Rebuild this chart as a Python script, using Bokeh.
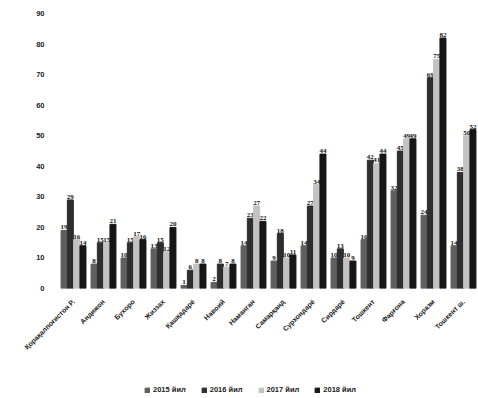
import math
from bokeh.plotting import figure
from bokeh.layouts import column
from bokeh.models import FactorRange, ColumnDataSource, Legend, LegendItem, FixedTicker
from bokeh.transform import dodge
from bokeh.core.properties import value
from bokeh.embed import file_html
from bokeh.resources import INLINE

regions = ["Қорақалпоғистон Р.", "Андижон", "Бухоро", "Жиззах", "Қашқадарё",
           "Навоий", "Наманган", "Самарқанд", "Сурхондарё", "Сирдарё",
           "Тошкент", "Фарғона", "Хоразм", "Тошкент ш."]
years = ["2015 йил", "2016 йил", "2017 йил", "2018 йил"]
v2015 = [19, 8, 10, 13, 1, 2, 14, 9, 14, 10, 16, 32, 24, 14]
v2016 = [29, 15, 15, 15, 6, 8, 23, 18, 27, 13, 42, 45, 69, 38]
v2017 = [16, 15, 17, 12, 8, 7, 27, 10, 34, 10, 41, 49, 75, 50]
v2018 = [14, 21, 16, 20, 8, 8, 22, 11, 44, 9, 44, 49, 82, 52]
y_ticks = [0, 10, 20, 30, 40, 50, 60, 70, 80, 90]

series = [v2015, v2016, v2017, v2018]
colors = ["#5f5f5f", "#2e2e2e", "#c2c2c2", "#161616"]
offsets = [-0.315, -0.105, 0.105, 0.315]

p = figure(x_range=FactorRange(factors=regions, range_padding=0), y_range=(0, 91),
           width=478, height=368, output_backend="svg", toolbar_location=None,
           min_border_left=58, min_border_right=0, min_border_top=10, min_border_bottom=80)

for vals, col, off in zip(series, colors, offsets):
    src = ColumnDataSource(dict(cat=regions, v=vals, lbl=[str(x) for x in vals]))
    p.vbar(x=dodge('cat', off, range=p.x_range), top='v', width=0.2, source=src,
           fill_color=col, line_color=col)
    p.text(x=dodge('cat', off, range=p.x_range), y='v', text='lbl', source=src,
           text_align='center', text_baseline='bottom', y_offset=-1,
           text_font=value("Liberation Serif"), text_font_style='bold',
           text_font_size='7px', text_color="#111111")

p.yaxis.ticker = FixedTicker(ticks=y_ticks)
for ax in (p.xaxis, p.yaxis):
    ax.axis_line_alpha = 0
    ax.major_tick_line_alpha = 0
    ax.minor_tick_line_alpha = 0
    ax.major_label_text_font = "Liberation Sans"
    ax.major_label_text_font_style = 'bold'
    ax.major_label_text_color = "#222222"
p.yaxis.major_label_text_font_size = '7.5px'
p.yaxis.major_label_standoff = 8
p.xaxis.major_label_text_font_size = '7px'
p.xaxis.major_label_orientation = math.pi / 4
p.xaxis.major_label_standoff = 6
p.xgrid.grid_line_alpha = 0
p.ygrid.grid_line_alpha = 0
p.outline_line_alpha = 0

# legend strip (proxy glyphs lie outside the strip's visible range)
lg = figure(width=478, height=30, output_backend="svg", toolbar_location=None,
            x_axis_type=None, y_axis_type=None, x_range=(0, 1), y_range=(0, 1),
            min_border=0)
lg.xgrid.grid_line_alpha = 0
lg.ygrid.grid_line_alpha = 0
lg.outline_line_alpha = 0
items = []
for yr, col in zip(years, colors):
    r = lg.vbar(x=[-10], top=[-10], bottom=[-11], width=0.1, fill_color=col, line_color=col)
    items.append(LegendItem(label=yr, renderers=[r]))
legend = Legend(items=items, orientation='horizontal', location=(84, 2),
                label_text_font_size='7.5px', label_text_font="Liberation Sans",
                label_text_font_style='bold', label_text_color="#222222",
                glyph_width=6, glyph_height=6, spacing=15, padding=2,
                border_line_alpha=0, background_fill_alpha=0, margin=0,
                label_standoff=3, label_height=8)
lg.add_layout(legend)

open("out.html", "w").write(file_html(column(p, lg, spacing=0), INLINE))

= = =

Short task:
Give again exactly the lines running from the beginning of the material above through the line that contains "offsets = [-0.315, -0.105, 0.105, 0.315]", and leave out every picture.

Complete answer:
Rebuild this chart as a Python script, using Bokeh.
import math
from bokeh.plotting import figure
from bokeh.layouts import column
from bokeh.models import FactorRange, ColumnDataSource, Legend, LegendItem, FixedTicker
from bokeh.transform import dodge
from bokeh.core.properties import value
from bokeh.embed import file_html
from bokeh.resources import INLINE

regions = ["Қорақалпоғистон Р.", "Андижон", "Бухоро", "Жиззах", "Қашқадарё",
           "Навоий", "Наманган", "Самарқанд", "Сурхондарё", "Сирдарё",
           "Тошкент", "Фарғона", "Хоразм", "Тошкент ш."]
years = ["2015 йил", "2016 йил", "2017 йил", "2018 йил"]
v2015 = [19, 8, 10, 13, 1, 2, 14, 9, 14, 10, 16, 32, 24, 14]
v2016 = [29, 15, 15, 15, 6, 8, 23, 18, 27, 13, 42, 45, 69, 38]
v2017 = [16, 15, 17, 12, 8, 7, 27, 10, 34, 10, 41, 49, 75, 50]
v2018 = [14, 21, 16, 20, 8, 8, 22, 11, 44, 9, 44, 49, 82, 52]
y_ticks = [0, 10, 20, 30, 40, 50, 60, 70, 80, 90]

series = [v2015, v2016, v2017, v2018]
colors = ["#5f5f5f", "#2e2e2e", "#c2c2c2", "#161616"]
offsets = [-0.315, -0.105, 0.105, 0.315]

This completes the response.